The equation's versatility even extends to different dimensions. While our universe has three spatial dimensions, many modern condensed matter systems behave, for all practical purposes, as if they are two-dimensional. Examples include thin superconducting films or the 2D electron gas in certain semiconductors. In these 2D worlds, effective interactions are also often described by a 2D version of the screened Poisson equation. The solutions involve different functions (modified Bessel functions instead of simple exponentials), but the essential physical outcome is the same: an interaction that is powerful at short range but quickly vanishes with distance.
Our tour has so far focused on problems with a high degree of symmetry—points, spheres, lines—that allow for elegant, analytical solutions. But the universe is rarely so tidy. How would we calculate the potential around a complex-shaped satellite flying through the ionosphere, or model the screening of an impurity near a defect in a crystal?
For these realistic problems, physicists turn from pen and paper to the power of computers. The strategy is to divide space into a fine grid of points and translate the differential equation into a vast system of algebraic equations, one for each point on the grid. An iterative algorithm, such as the Gauss-Seidel relaxation method, can then be used to find the potential at every point. The computer starts with a guess and repeatedly refines the solution, adjusting the potential at each point based on its neighbors until the entire system settles into a self-consistent state that satisfies the screened Poisson equation. This computational approach bridges the gap between idealized models and the messy reality of engineering and experimental design. It allows us to apply the deep physical principle of screening to problems of practical importance, from designing fusion reactors to understanding novel electronic materials.
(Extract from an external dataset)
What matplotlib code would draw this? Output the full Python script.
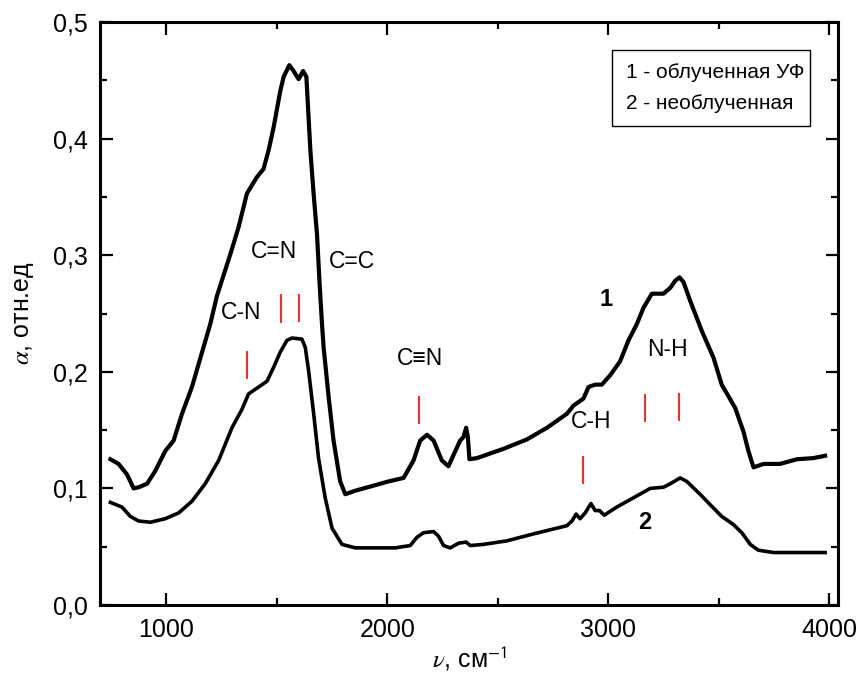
import numpy as np
import matplotlib
matplotlib.use("Agg")
import matplotlib.pyplot as plt
from matplotlib.patches import Rectangle
from matplotlib.ticker import MultipleLocator, FuncFormatter

plt.rcParams['font.family'] = ['Liberation Sans', 'DejaVu Sans']
plt.rcParams['mathtext.fontset'] = 'stix'

# IR spectrum, irradiated film (curve 1)
nu1 = [747, 784, 822, 852, 875, 913, 950, 995, 1033, 1071, 1116, 1162, 1199, 1229,
       1290, 1327, 1365, 1410, 1440, 1463, 1486, 1516, 1531, 1557, 1576, 1599, 1619,
       1634, 1644, 1652, 1667, 1682, 1694, 1705, 1712, 1735, 1757, 1787, 1810, 1855,
       1931, 2006, 2074, 2119, 2149, 2180, 2210, 2247, 2277, 2308, 2330, 2345, 2357,
       2365, 2372, 2406, 2527, 2632, 2723, 2813, 2843, 2888, 2911, 2941, 2971, 3009,
       3054, 3092, 3130, 3160, 3198, 3250, 3281, 3303, 3323, 3341, 3371, 3424, 3477,
       3514, 3575, 3612, 3635, 3658, 3703, 3778, 3854, 3929, 3982]
a1 = [0.125, 0.121, 0.112, 0.100, 0.101, 0.104, 0.115, 0.132, 0.141, 0.164, 0.187,
      0.217, 0.241, 0.265, 0.301, 0.324, 0.353, 0.367, 0.374, 0.390, 0.410, 0.441,
      0.453, 0.463, 0.458, 0.451, 0.458, 0.453, 0.418, 0.390, 0.352, 0.318, 0.275,
      0.240, 0.221, 0.178, 0.141, 0.106, 0.095, 0.098, 0.102, 0.106, 0.109, 0.124,
      0.141, 0.146, 0.141, 0.124, 0.119, 0.132, 0.141, 0.144, 0.152, 0.144, 0.125,
      0.126, 0.134, 0.142, 0.152, 0.164, 0.171, 0.177, 0.187, 0.189, 0.189, 0.197,
      0.209, 0.227, 0.241, 0.255, 0.267, 0.267, 0.272, 0.278, 0.281, 0.277, 0.261,
      0.235, 0.212, 0.189, 0.169, 0.149, 0.132, 0.118, 0.121, 0.121, 0.125, 0.126,
      0.128]

# non-irradiated film (curve 2)
nu2 = [747, 799, 837, 875, 928, 995, 1056, 1116, 1176, 1237, 1297, 1343, 1372, 1418,
       1456, 1486, 1516, 1546, 1569, 1614, 1629, 1644, 1667, 1689, 1719, 1750, 1795,
       1855, 2036, 2104, 2134, 2164, 2210, 2232, 2255, 2285, 2323, 2357, 2376, 2436,
       2541, 2662, 2813, 2836, 2855, 2873, 2896, 2922, 2941, 2961, 2982, 3039, 3115,
       3190, 3250, 3281, 3326, 3356, 3416, 3462, 3514, 3567, 3605, 3643, 3680, 3748,
       3869, 3982]
a2 = [0.088, 0.084, 0.076, 0.072, 0.071, 0.074, 0.079, 0.089, 0.104, 0.124, 0.152,
      0.168, 0.181, 0.187, 0.192, 0.204, 0.217, 0.227, 0.229, 0.228, 0.221, 0.201,
      0.164, 0.126, 0.092, 0.066, 0.052, 0.049, 0.049, 0.051, 0.058, 0.062, 0.063,
      0.059, 0.051, 0.049, 0.053, 0.054, 0.051, 0.052, 0.055, 0.061, 0.068, 0.072,
      0.078, 0.074, 0.079, 0.087, 0.081, 0.081, 0.077, 0.084, 0.092, 0.100, 0.101,
      0.104, 0.109, 0.106, 0.095, 0.086, 0.076, 0.069, 0.062, 0.052, 0.047, 0.045,
      0.045, 0.045]

# band assignments: red markers (position, bottom, top)
mark_nu = [1365, 1518, 1602, 2146, 2884, 3165, 3322]
mark_lo = [0.194, 0.242, 0.243, 0.155, 0.104, 0.157, 0.158]
mark_hi = [0.218, 0.267, 0.267, 0.179, 0.128, 0.181, 0.182]

band_names = ['C-N', 'C=N', 'C=C', 'C≡N', 'C-H', 'N-H']
band_x = [1337, 1489, 1840, 2149, 2922, 3269]
band_y = [0.251, 0.303, 0.295, 0.211, 0.157, 0.219]

legend_lines = ['1 - облученная УФ', '2 - необлученная']

fig = plt.figure(figsize=(8.58, 6.82), dpi=100)
ax = fig.add_axes([0.1166, 0.1129, 0.86, 0.8548])

ax.plot(nu1, a1, color='black', lw=3.0, solid_joinstyle='round')
ax.plot(nu2, a2, color='black', lw=2.6, solid_joinstyle='round')
ax.vlines(mark_nu, mark_lo, mark_hi, colors='red', lw=1.2)

for name, x, y in zip(band_names, band_x, band_y):
    ax.text(x, y, name, fontsize=16.5, ha='center', va='center')

ax.text(2990, 0.262, '1', fontsize=17, fontweight='bold', ha='center', va='center')
ax.text(3165, 0.071, '2', fontsize=17, fontweight='bold', ha='center', va='center')

# legend box: plain text entries in a frame
ax.add_patch(Rectangle((0.694, 0.822), 0.268, 0.130, transform=ax.transAxes,
                       fc='white', ec='black', lw=1.0, zorder=5))
for i, line in enumerate(legend_lines):
    ax.text(0.713, 0.913 - i * 0.053, line, transform=ax.transAxes,
            fontsize=15, ha='left', va='center', zorder=6)

ax.set_xlim(700, 4040)
ax.set_ylim(0, 0.5)
ax.xaxis.set_major_locator(MultipleLocator(1000))
ax.xaxis.set_minor_locator(MultipleLocator(500))
ax.yaxis.set_major_locator(MultipleLocator(0.1))
ax.yaxis.set_minor_locator(MultipleLocator(0.05))
ax.yaxis.set_major_formatter(FuncFormatter(lambda v, p: f'{v:.1f}'.replace('.', ',')))

ax.tick_params(which='both', direction='in', top=True, right=True, width=1.6)
ax.tick_params(which='major', length=9, labelsize=18, pad=9)
ax.tick_params(which='minor', length=5)
for s in ax.spines.values():
    s.set_linewidth(2.2)

ax.set_xlabel(r'$\nu$, см$^{\mathsf{-1}}$', fontsize=18, labelpad=2)
ax.set_ylabel(r'$\alpha$, отн.ед', fontsize=18, labelpad=12)

fig.savefig('out.png', dpi=100)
From the heart of a star to the strong nuclear force, from modified theories of gravity to the magnetic fields in a superconductor and the silicon chips that power our world, the screened Poisson equation is a recurring theme. Its simple form belies a profound physical idea: that a medium can fundamentally alter the way forces propagate. Its story is a beautiful illustration of the physicist’s creed: to find the simple, unifying principles that underlie the magnificent complexity of the natural world.